- The task: For each line in the data below that holds "this", return a copy.

* * * * * * *

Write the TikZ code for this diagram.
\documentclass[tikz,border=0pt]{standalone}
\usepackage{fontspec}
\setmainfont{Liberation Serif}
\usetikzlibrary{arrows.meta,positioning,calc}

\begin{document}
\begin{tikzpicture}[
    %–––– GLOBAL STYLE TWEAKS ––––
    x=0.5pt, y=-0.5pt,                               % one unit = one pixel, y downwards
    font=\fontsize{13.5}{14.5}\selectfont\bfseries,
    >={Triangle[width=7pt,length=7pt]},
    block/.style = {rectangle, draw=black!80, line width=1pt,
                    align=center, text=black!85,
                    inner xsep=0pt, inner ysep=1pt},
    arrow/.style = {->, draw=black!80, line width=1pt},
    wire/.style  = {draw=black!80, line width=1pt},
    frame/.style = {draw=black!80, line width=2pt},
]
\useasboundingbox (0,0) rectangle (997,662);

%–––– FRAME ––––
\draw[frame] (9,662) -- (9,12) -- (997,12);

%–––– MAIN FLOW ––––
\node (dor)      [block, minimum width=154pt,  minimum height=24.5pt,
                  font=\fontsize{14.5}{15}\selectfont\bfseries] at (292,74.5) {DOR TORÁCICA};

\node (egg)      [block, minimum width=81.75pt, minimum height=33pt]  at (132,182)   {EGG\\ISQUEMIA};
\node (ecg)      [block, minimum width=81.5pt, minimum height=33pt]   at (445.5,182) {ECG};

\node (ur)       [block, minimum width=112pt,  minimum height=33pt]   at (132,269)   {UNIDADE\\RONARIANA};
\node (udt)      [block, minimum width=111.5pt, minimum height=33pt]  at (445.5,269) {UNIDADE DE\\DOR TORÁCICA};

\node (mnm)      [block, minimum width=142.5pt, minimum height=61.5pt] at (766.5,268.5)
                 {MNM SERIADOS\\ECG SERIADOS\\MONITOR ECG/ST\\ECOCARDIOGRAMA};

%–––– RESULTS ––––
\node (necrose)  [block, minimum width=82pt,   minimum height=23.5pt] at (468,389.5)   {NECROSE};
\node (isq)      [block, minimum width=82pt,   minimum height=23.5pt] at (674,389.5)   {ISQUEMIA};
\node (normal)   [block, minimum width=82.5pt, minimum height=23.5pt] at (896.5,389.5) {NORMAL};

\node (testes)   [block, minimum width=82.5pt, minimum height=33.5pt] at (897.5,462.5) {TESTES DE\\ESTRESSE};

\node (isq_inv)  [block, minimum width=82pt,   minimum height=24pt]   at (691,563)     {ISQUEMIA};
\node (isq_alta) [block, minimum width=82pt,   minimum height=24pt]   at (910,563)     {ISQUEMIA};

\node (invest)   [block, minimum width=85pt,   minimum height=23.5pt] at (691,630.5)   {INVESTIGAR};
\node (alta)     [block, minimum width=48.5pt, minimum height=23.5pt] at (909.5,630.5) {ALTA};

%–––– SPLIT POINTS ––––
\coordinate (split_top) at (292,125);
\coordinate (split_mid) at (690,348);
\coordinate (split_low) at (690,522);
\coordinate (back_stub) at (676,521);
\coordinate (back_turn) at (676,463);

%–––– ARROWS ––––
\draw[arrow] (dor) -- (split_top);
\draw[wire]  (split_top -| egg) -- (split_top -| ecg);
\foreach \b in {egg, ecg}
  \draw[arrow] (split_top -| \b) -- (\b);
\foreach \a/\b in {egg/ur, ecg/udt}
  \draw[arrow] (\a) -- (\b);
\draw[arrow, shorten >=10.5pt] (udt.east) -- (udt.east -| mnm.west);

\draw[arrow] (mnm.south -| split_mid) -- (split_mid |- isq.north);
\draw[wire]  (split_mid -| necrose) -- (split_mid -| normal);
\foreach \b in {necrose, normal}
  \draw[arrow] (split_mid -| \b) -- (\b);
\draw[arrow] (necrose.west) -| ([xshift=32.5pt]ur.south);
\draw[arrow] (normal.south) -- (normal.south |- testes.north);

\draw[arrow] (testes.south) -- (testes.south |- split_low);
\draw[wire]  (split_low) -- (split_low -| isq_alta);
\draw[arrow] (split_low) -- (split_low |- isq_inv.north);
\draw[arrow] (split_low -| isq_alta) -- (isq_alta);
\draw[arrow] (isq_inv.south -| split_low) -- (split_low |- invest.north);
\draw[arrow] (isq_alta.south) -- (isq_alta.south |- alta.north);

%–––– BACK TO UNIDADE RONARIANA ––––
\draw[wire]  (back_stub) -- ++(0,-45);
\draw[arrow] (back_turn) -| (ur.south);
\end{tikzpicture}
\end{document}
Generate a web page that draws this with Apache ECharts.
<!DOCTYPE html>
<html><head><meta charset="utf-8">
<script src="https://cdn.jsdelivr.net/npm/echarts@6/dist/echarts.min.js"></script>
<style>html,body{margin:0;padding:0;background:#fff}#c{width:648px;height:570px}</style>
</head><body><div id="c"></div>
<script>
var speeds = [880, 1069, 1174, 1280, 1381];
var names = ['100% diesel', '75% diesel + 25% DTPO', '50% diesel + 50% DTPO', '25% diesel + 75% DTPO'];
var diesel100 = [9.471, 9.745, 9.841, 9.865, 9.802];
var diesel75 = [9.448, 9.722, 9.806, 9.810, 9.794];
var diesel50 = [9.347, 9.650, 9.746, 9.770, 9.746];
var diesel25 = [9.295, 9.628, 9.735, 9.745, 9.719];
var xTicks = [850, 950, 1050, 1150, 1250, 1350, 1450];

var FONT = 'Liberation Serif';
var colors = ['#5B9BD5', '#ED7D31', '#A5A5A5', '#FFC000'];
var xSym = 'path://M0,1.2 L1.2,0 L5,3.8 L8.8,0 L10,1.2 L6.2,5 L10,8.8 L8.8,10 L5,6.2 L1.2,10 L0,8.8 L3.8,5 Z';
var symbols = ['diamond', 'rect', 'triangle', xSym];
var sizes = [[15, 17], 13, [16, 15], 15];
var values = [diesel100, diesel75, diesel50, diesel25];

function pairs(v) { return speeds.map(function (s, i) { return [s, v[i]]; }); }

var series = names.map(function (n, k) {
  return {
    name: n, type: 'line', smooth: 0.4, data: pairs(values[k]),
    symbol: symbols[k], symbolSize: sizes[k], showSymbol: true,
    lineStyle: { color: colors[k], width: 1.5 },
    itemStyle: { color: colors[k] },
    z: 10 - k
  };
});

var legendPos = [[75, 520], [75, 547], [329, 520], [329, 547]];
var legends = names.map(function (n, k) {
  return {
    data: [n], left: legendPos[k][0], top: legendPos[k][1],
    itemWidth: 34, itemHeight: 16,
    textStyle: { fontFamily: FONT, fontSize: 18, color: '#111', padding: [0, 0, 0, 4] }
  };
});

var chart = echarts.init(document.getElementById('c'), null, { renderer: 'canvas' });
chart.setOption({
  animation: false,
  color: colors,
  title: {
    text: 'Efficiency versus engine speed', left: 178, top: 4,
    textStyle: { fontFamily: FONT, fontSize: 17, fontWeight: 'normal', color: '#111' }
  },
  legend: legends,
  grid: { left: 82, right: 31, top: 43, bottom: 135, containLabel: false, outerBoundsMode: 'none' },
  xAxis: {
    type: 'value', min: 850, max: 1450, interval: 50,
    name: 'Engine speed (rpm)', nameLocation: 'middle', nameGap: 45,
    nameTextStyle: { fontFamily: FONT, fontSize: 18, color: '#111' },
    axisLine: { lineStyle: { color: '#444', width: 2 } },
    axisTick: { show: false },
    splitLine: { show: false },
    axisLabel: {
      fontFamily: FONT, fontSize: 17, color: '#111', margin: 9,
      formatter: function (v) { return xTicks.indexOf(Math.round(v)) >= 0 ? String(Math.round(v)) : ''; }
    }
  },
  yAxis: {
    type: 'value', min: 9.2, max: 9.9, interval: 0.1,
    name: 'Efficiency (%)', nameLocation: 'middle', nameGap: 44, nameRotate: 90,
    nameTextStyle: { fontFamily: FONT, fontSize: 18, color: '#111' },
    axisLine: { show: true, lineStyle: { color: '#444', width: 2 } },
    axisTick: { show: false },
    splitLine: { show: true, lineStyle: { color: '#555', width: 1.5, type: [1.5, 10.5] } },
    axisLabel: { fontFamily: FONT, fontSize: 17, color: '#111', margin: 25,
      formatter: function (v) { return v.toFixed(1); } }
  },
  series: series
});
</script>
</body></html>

* * * * * * *

- Answer in full:
Write the TikZ code for this diagram.
Generate a web page that draws this with Apache ECharts.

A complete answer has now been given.